Oktay Aksu
Oktay Aksu AZGELİŞMİŞ MODERN

AZGELİŞMİŞ MODERN

Alanya İncekum’da bir tabela; ‘’muhafazakâr tatil köyü / Modern saraylar. Güler misin, ağlar mısın tadında bir durum mu bu. Hiç te değil.  Bu  adam bir işletmeci. Hedef kitlesini belirlemiş ve kitlenin talebine uygun ürün sürmüş piyasaya. O tabela hedef kitlenin yani muhafazakârların hali pür melalini yansıtıyor. Yeni Türkiye’ye özgü yaman bir çelişki. Dindarlar her şeyin en iyisine layıktır! moda olandan yani en çabuk geçenden tutunda en yükseğine, en pahalısına, en şatafatlısına.

            Sadece İslam’da değil dünyanın bütün dinlerinde dindarın dünya ile irtibatı zayıftır. Dindarlaşmak ve dünyevileşmek birbirinin zıddıdır. Her şey zıddı ile kaim olduğundan ne kadar dindar iseniz o kadar dünyadan uzaksınız demektir. Dünyaya ne kadar yakınsanız dine o kadar uzak. Bunun tek istisnası Protestanlıktır. O da gerçek bir din değil, icad edilmiş bir dindir. Ruhsuz, vahşi kapitalizme giydirilmiş ruhtur Protestanlık.

            Ilımlı İslam Müslüman halkları protestanlaştırma projesinin adıdır. Dünyevileşmiş bir dindarlık üretebilmek için dindarların dünyadan nasibinin artması, temel hak ve özgürlüklerden hareketle daha geniş bir hareket alanı sunulması ve ülke servetinin daha geniş kitlelere yayılması planlı programlı olarak uygulamaya konmaktadır.

            Bir de geleneksel İslami formdan milleti kurtarmak için, Müslüman Luther’lere, Calvinlere ihtiyaç var…

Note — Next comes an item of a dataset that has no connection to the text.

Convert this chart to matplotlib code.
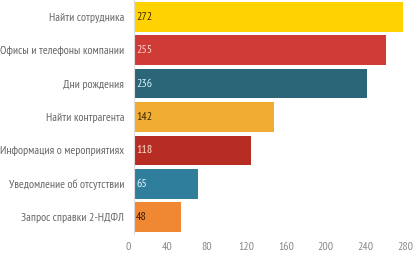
import matplotlib
matplotlib.use("Agg")
import matplotlib.pyplot as plt
import matplotlib.transforms as mtransforms

categories = ["Найти сотрудника", "Офисы и телефоны компании", "Дни рождения",
              "Найти контрагента", "Информация о мероприятиях",
              "Уведомление об отсутствии", "Запрос справки 2-НДФЛ"]
values = [272, 255, 236, 142, 118, 65, 48]
colors = ["#FFD200", "#D13B35", "#2A6678", "#F0AD32", "#B72D24", "#2F7E9C", "#F08833"]
label_colors = ["#3a2a00", "#ffd6d6", "#d8f0ff", "#3a2a00", "#ffe0d0", "#e8f6ff", "#3a1a00"]
xticks = [0, 40, 80, 120, 160, 200, 240, 280]

plt.rcParams["font.family"] = ["PT Sans Narrow", "DejaVu Sans"]

fig = plt.figure(figsize=(4.13, 2.54), dpi=100)
ax = fig.add_axes([134 / 413, 20 / 254, 277 / 413, 234 / 254])

y = range(len(values))
ax.barh(y, values, height=0.89, color=colors)
for i, v in enumerate(values):
    ax.text(2, i, str(v), va="center", ha="left", fontsize=8.6,
            color=label_colors[i])

ax.set_xlim(0, 280)
ax.set_ylim(len(values) - 0.5, -0.5)
ax.set_yticks(list(y))
ax.set_yticklabels(categories, fontsize=8.45, color="#666666")
ax.set_xticks(xticks)
ax.set_xticklabels([str(t) for t in xticks], fontsize=8.5, color="#888888")
ax.tick_params(axis="y", length=0, pad=7)
ax.tick_params(axis="x", length=0, pad=6)

shift = mtransforms.ScaledTranslation(-6 / 100, 0, fig.dpi_scale_trans)
for lab in ax.get_xticklabels():
    lab.set_transform(lab.get_transform() + shift)

for s in ["top", "right", "bottom"]:
    ax.spines[s].set_visible(False)
ax.spines["left"].set_color("#dddddd")
ax.spines["left"].set_linewidth(0.8)

fig.savefig("out.png", dpi=100)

            Yeni Türkiye,  28 Şubat sürecinin ardından muhafazakârlara verilen rüşvetin adıdır. Bu konforlu ve rahat günlerin hatırına içimize sinmeyen birçok icraat sineye çekilmektedir. Hazmı zor gıdaları tükete tükete bünyemizi alıştıracağız. Ve bir gün islam dünyasındaki protestan devrimi ayakta alkışlayacağız.

            Hazmetmekte zorlandığımız zokalardan biri gezi kalkışmasının da gerekçesi olarak gösterilen şehirleri betonlaştırma politikalarıydı. Niyet okuyarak,  iktidarın yanında yer aldık bu süreçte. Gezicilerin derdi yeşili korumak değil iktidarı devirmekti. Bir diğeri oniki yıllık zorunlu eğitimdi. Zorunlu eğitimin sekiz yıla çıkarılma nedeni herkesin malumu idi de oniki yıla çıkarılma gerekçesini kimse sorgulamadı. Üçüncü zoka Ak Saray. Kemalist Cumhuriyetin sembolü olan Çankaya’ya çıkmamanın ardına saklandı Cumhurbaşkanı bu defa ve  devletin itibarını gerekçe gösterdi. İtibarın Türk dil Kurumu sözlüğünde iki karşılığı var. Saygınlık ve kredi. İhtişamlı saraylar devletin saygınlığını mı artırır yoksa kredi notunu mu yükseltir. 

            Ak Saray bizim sarayımız. İtibarını yüksek binaların gölgesinde arayan muhafazakâr demokratların. Bugünün Türkiye’si, bütün güzelliğini makyaja borçlu çirkin bir kadına benziyor. Yada çirkinliğini gizlemek için maske takan birine, yada kel başını takke ile gizlemeye ve dahi kel başa şimşir tarak almaya. Bir ülkenin itibarının ölçütü insanına verdiği değerde aranmalıdır. Soma ve Ermenek’ten bakınca Yeni Türkiye pek te muteber görünmüyor. Ermenek ve Soma düşen takke, çıkarılan maske, dökülen makyajıdır Yeni Türkiye’nin. İtibarın göstergeleri ekonomidir, eğitimdir, sağlıktır, bilimdir sanattır.

            Yeni Türkiye de milletinde devletinde derdi itibar değil imaj. İmaj ne toplumu ne de devleti itibarlı kılar. Ne kadar cilalarsan cilala azgelişmişliğin paçalarından dökülüyor görmüyor musun?